Tech design -- we're getting older, but is it getting better?

The best consumer tech is barely out-of-the-box usable – for anyone.  iPad, Schmipad. Although there is always a story here or there about one who loves the device and wants to teach others (60 days of classes!!!), apps like Family Ribbon to make it easier to use continue to pop up along with training both in store and beyond. So in the face of so much enthusiasm, it is hard for me to say this, but guess what? If you aren’t born imagining that 4 fingers would reveal the already created task row of previously used apps, that menus disappear, that the style of user interface for various apps is inconsistent, that screen-to-screen navigation varies from touching a tiny dot at the screen base to swiping a swoop to the next page, 60 days of training sounds like a pretty good idea. And as far as user interface design, this is the best of the best and it is not acceptable!

Aging research projects focus on the same-old, same-old

The more tech is commercialized, the more researchers ignore it. It’s so interesting and fun to read about research that is going to help seniors, don’t you think?
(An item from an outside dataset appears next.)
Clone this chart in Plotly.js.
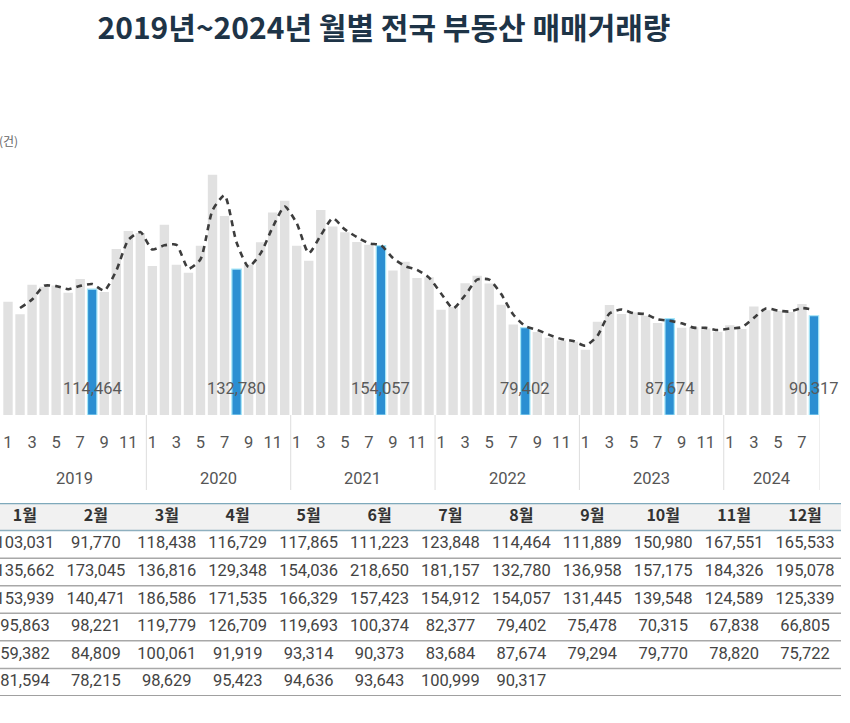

Reporters love to write it, readers love to read it.  Someday, they say and readers agree, there will be tech that will finally help us age in our own homes. A recent AARP Bulletin offered up an article about living laboratory research into ‘possibilities’ for improving our capabilities for independent living/aka aging in place. We can feel good that work goes on at Orcatech, at Mayo Clinic, and MIT's Age Lab.  And many others have researched the same exact categories previously, as noted in 2008 in one of the very first blogs on this site. As always, the researchers interviewed offered no observations about whether there were commercial versions that were viable for consumers, and really, no acknowledgement of commercial vendors at all. Guess that’s not the point of research.